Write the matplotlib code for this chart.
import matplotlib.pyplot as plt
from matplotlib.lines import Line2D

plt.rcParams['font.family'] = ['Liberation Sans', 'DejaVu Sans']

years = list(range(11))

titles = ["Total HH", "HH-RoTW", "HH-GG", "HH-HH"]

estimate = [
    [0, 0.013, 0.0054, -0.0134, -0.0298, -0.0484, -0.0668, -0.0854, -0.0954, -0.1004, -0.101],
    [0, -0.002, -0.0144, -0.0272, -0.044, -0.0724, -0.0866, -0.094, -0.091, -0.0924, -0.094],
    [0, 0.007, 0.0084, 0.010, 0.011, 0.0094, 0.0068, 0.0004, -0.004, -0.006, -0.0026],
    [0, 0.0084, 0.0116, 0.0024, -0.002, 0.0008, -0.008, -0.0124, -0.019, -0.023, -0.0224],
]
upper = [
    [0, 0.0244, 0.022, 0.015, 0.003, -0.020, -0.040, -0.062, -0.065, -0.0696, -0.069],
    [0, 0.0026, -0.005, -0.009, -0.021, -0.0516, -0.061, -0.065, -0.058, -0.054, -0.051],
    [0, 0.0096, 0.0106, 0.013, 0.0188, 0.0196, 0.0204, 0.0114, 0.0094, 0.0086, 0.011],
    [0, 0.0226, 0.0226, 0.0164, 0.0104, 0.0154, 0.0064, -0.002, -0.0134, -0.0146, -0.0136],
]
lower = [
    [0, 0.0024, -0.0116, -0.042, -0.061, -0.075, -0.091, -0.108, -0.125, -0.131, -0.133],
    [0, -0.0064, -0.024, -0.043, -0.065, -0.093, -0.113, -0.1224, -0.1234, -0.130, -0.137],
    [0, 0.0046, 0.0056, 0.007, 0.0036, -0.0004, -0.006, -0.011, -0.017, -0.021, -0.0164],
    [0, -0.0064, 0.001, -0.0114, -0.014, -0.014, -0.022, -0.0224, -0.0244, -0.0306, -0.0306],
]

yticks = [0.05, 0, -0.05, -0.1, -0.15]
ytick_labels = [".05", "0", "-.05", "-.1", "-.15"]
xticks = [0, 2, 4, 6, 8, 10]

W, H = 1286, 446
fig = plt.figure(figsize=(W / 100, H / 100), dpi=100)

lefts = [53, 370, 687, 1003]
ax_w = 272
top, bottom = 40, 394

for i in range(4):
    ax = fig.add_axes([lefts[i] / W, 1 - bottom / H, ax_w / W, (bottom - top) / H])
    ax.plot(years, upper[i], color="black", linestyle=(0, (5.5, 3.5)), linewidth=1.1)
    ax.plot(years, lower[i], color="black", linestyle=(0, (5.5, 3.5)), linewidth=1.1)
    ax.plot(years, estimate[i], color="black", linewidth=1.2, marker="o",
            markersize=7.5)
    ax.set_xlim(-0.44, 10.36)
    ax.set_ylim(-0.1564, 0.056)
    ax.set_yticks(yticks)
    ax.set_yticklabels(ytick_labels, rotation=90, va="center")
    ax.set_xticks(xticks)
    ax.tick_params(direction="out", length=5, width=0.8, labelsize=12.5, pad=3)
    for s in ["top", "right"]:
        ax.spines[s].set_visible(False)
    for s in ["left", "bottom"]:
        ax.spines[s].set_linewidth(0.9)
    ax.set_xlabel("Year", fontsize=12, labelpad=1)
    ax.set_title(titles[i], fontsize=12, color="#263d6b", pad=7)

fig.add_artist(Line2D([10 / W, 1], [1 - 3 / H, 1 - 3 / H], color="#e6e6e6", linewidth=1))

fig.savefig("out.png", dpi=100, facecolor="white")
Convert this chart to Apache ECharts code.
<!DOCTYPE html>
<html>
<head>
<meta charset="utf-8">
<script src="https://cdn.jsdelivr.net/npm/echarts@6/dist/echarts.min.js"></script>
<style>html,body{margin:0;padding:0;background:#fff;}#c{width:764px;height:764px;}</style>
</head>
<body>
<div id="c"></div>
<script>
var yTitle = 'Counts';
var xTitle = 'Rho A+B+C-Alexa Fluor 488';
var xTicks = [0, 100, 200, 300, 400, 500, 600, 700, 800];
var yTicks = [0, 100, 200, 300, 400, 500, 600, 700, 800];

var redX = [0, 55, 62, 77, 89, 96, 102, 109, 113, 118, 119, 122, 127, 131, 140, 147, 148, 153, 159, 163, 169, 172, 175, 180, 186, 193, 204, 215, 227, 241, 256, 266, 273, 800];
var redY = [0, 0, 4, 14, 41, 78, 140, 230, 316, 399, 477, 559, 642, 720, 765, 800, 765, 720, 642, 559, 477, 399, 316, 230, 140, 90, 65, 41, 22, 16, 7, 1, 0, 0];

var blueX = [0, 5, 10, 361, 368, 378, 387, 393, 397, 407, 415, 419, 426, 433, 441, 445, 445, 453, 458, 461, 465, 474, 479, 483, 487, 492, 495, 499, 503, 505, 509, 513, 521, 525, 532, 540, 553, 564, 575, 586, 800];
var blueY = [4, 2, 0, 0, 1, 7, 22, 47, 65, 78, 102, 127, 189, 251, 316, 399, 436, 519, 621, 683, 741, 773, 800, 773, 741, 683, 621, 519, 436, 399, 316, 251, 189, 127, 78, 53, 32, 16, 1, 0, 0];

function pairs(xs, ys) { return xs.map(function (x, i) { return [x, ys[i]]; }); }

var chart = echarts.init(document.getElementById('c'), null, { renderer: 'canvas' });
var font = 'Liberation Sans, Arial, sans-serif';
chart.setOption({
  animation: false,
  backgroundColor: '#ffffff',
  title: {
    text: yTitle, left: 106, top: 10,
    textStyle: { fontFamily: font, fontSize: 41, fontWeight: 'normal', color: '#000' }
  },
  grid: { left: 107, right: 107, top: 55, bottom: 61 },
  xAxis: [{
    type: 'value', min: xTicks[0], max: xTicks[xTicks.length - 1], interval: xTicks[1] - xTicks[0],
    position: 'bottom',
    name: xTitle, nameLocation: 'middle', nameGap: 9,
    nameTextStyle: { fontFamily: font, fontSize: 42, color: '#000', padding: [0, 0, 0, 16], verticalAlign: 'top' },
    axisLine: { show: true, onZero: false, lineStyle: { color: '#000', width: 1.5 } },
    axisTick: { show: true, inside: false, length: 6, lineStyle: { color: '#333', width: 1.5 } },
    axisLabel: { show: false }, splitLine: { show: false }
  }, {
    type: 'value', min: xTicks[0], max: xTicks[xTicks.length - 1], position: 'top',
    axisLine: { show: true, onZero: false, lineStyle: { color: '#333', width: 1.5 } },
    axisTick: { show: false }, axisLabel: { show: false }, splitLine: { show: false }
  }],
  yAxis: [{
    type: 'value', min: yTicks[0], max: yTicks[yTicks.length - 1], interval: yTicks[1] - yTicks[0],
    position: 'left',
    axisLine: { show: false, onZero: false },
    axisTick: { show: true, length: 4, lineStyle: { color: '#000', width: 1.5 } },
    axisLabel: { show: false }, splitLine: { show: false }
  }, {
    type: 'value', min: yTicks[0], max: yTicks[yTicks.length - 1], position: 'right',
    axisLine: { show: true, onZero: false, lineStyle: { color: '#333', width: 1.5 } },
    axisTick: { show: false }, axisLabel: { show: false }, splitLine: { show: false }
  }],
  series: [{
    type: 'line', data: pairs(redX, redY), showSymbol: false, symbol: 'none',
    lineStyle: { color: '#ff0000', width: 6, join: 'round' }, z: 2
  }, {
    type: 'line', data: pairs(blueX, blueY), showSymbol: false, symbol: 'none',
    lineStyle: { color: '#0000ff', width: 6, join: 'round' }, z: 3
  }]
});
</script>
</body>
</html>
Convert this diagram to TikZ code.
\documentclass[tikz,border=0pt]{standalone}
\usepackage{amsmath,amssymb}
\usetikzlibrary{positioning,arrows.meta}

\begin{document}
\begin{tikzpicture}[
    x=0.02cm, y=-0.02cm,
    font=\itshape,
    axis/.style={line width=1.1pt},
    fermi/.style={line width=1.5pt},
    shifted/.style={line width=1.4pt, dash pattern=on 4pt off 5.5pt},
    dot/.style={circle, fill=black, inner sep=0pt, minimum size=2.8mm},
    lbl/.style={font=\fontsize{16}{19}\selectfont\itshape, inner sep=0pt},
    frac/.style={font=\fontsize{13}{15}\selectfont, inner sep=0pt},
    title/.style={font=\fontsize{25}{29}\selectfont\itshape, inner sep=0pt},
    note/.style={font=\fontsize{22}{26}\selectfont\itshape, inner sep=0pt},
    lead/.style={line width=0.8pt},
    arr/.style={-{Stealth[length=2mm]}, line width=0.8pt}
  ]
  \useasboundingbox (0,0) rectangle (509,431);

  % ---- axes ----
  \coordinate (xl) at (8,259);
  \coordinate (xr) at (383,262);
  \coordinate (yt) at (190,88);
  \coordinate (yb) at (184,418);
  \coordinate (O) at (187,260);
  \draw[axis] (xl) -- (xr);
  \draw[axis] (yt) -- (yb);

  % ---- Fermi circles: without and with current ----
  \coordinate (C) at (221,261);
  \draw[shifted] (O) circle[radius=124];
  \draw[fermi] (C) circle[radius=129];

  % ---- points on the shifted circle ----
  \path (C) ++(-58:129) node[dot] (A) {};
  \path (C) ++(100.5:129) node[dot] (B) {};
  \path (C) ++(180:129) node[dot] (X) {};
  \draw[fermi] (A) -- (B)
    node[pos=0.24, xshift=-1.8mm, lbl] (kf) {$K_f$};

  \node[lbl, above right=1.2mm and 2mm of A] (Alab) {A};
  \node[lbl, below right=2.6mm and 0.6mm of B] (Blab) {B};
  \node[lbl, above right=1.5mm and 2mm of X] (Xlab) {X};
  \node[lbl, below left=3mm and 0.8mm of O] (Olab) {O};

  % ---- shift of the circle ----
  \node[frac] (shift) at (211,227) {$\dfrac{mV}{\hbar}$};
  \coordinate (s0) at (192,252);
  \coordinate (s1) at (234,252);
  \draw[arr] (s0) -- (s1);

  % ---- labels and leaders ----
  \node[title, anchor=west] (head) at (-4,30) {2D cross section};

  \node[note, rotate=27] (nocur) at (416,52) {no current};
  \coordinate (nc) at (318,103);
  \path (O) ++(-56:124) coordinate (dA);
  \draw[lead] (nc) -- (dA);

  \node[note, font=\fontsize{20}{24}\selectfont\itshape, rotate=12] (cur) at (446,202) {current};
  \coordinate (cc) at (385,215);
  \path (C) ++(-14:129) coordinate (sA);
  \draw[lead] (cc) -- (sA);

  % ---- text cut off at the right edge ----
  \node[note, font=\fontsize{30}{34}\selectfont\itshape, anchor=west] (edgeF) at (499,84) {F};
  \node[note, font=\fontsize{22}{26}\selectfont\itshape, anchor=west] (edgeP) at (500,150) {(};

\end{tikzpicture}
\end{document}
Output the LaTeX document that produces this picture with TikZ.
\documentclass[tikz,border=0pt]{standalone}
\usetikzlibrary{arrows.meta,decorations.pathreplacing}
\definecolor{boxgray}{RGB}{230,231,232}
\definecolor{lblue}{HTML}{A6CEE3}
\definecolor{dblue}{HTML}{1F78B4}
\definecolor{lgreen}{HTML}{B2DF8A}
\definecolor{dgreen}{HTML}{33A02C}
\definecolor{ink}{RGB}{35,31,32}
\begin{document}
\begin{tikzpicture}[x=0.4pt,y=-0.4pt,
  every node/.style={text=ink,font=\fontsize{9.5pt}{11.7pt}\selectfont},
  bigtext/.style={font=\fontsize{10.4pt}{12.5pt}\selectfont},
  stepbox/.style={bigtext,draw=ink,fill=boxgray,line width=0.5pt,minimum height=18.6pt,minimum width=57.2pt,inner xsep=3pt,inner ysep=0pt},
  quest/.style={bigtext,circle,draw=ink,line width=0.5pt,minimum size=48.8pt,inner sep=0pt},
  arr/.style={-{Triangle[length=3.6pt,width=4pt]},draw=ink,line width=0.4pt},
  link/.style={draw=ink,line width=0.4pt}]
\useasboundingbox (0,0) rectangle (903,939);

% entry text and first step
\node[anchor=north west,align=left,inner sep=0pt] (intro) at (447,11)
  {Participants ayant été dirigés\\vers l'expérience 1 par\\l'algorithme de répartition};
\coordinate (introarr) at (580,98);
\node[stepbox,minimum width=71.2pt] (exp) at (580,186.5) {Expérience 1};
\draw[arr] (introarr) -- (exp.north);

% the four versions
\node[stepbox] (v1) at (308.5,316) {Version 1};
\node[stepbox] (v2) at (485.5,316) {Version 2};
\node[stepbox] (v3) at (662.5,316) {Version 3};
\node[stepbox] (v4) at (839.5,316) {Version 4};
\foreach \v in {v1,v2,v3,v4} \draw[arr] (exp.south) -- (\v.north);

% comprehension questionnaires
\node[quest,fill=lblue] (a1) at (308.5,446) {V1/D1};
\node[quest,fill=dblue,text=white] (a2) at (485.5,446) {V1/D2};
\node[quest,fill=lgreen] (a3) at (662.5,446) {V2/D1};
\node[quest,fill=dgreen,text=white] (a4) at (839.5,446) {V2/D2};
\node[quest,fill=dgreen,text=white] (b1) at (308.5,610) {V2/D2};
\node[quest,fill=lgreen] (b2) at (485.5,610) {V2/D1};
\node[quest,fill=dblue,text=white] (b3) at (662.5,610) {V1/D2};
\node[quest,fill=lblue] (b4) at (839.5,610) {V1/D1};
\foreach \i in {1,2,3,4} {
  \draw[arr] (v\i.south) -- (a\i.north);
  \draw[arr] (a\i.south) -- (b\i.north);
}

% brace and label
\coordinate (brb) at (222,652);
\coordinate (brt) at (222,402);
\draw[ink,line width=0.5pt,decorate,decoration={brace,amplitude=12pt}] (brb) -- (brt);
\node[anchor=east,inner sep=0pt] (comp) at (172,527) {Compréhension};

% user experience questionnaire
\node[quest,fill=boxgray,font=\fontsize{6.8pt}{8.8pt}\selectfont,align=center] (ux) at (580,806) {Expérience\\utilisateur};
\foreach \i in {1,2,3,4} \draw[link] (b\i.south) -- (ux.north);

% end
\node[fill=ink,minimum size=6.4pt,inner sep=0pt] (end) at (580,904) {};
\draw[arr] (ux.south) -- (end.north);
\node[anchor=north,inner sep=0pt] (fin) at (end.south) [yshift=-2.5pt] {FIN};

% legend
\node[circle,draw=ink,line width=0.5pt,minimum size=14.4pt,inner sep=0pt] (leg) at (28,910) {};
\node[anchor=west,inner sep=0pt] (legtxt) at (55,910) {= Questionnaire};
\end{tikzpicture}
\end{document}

━━━━━━

## DIRECTIVE
Emit only the lines from the one containing "Convert this diagram to TikZ code." through the one containing "node[pos=0.24, xshift=-1.8mm, lbl]", copied exactly.

## SOLUTION FOR THIS PROBLEM
Convert this diagram to TikZ code.
\documentclass[tikz,border=0pt]{standalone}
\usepackage{amsmath,amssymb}
\usetikzlibrary{positioning,arrows.meta}

\begin{document}
\begin{tikzpicture}[
    x=0.02cm, y=-0.02cm,
    font=\itshape,
    axis/.style={line width=1.1pt},
    fermi/.style={line width=1.5pt},
    shifted/.style={line width=1.4pt, dash pattern=on 4pt off 5.5pt},
    dot/.style={circle, fill=black, inner sep=0pt, minimum size=2.8mm},
    lbl/.style={font=\fontsize{16}{19}\selectfont\itshape, inner sep=0pt},
    frac/.style={font=\fontsize{13}{15}\selectfont, inner sep=0pt},
    title/.style={font=\fontsize{25}{29}\selectfont\itshape, inner sep=0pt},
    note/.style={font=\fontsize{22}{26}\selectfont\itshape, inner sep=0pt},
    lead/.style={line width=0.8pt},
    arr/.style={-{Stealth[length=2mm]}, line width=0.8pt}
  ]
  \useasboundingbox (0,0) rectangle (509,431);

  % ---- axes ----
  \coordinate (xl) at (8,259);
  \coordinate (xr) at (383,262);
  \coordinate (yt) at (190,88);
  \coordinate (yb) at (184,418);
  \coordinate (O) at (187,260);
  \draw[axis] (xl) -- (xr);
  \draw[axis] (yt) -- (yb);

  % ---- Fermi circles: without and with current ----
  \coordinate (C) at (221,261);
  \draw[shifted] (O) circle[radius=124];
  \draw[fermi] (C) circle[radius=129];

  % ---- points on the shifted circle ----
  \path (C) ++(-58:129) node[dot] (A) {};
  \path (C) ++(100.5:129) node[dot] (B) {};
  \path (C) ++(180:129) node[dot] (X) {};
  \draw[fermi] (A) -- (B)
    node[pos=0.24, xshift=-1.8mm, lbl] (kf) {$K_f$};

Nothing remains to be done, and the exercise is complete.